**Provided data**

---------------

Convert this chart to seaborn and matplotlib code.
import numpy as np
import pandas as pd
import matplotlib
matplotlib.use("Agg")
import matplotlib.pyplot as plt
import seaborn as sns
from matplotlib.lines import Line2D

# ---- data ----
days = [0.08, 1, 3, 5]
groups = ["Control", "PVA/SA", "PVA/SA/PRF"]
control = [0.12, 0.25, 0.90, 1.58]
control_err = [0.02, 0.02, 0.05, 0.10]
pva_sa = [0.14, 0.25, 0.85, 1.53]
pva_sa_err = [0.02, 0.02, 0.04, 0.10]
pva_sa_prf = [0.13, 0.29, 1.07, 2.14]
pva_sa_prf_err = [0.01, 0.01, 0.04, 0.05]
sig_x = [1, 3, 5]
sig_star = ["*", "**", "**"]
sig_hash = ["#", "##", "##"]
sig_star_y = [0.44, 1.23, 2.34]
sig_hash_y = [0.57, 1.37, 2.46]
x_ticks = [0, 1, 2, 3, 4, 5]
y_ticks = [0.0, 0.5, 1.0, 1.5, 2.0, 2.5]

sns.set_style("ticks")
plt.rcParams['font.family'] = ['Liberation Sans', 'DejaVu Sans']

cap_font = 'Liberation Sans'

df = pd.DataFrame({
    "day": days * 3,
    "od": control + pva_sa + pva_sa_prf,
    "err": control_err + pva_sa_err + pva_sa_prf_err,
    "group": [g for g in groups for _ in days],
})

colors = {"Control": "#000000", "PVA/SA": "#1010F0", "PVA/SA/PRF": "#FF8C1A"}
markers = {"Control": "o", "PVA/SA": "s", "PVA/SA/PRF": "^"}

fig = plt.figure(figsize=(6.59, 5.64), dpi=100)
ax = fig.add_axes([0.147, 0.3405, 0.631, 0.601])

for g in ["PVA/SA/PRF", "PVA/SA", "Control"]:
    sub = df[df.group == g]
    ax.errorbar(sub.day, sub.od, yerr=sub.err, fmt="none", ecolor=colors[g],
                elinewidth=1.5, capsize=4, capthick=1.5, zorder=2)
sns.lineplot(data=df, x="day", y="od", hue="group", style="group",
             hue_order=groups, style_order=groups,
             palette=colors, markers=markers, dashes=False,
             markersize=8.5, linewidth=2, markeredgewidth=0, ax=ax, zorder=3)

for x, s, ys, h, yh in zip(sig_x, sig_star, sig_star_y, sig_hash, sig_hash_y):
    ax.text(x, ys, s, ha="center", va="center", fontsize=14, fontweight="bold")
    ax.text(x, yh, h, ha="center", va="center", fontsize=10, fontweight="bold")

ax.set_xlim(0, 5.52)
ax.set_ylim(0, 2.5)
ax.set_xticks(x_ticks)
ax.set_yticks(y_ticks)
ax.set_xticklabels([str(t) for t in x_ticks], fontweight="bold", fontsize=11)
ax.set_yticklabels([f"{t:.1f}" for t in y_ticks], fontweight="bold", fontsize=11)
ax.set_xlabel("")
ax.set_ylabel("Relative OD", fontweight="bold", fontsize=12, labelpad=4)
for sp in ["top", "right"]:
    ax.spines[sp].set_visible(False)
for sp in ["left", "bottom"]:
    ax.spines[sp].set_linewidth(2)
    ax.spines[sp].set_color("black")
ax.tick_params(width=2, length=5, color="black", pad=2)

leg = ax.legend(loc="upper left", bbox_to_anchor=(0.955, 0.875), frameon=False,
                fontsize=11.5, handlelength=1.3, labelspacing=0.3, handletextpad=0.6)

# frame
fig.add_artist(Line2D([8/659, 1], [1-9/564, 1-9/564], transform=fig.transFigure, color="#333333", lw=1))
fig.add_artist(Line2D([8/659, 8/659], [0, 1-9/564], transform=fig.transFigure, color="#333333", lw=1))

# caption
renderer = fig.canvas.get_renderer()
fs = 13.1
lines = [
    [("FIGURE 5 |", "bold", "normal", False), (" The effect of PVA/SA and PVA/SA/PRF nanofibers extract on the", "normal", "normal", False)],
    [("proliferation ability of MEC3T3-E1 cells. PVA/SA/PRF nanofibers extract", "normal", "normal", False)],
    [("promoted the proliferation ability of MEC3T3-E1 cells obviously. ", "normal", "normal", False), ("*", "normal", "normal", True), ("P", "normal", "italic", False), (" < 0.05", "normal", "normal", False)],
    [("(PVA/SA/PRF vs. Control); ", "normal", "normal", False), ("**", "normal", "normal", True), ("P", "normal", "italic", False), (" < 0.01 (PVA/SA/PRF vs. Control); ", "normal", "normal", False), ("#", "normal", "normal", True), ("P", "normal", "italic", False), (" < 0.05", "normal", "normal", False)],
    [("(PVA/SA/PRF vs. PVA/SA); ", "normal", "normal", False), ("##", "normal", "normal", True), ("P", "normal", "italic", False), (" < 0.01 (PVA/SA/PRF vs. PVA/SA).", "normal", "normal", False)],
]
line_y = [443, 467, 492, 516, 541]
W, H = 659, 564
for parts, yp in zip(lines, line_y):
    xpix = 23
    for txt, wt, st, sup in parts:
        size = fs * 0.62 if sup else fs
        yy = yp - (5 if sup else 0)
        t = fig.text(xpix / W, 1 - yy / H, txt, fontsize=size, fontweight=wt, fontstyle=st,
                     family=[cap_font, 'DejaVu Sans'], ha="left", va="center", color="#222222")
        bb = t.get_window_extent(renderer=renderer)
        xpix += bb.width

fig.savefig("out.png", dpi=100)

---------------

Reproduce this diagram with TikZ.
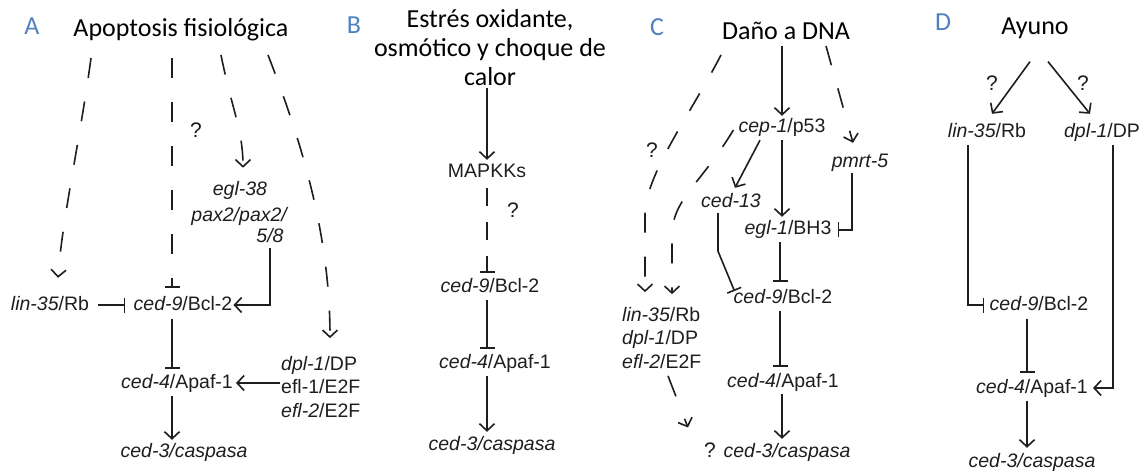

---------------

**Aim of the task**
Every line of the listing that holds "this" should be found and copied.

**Task solution**
Convert this chart to seaborn and matplotlib code.
Reproduce this diagram with TikZ.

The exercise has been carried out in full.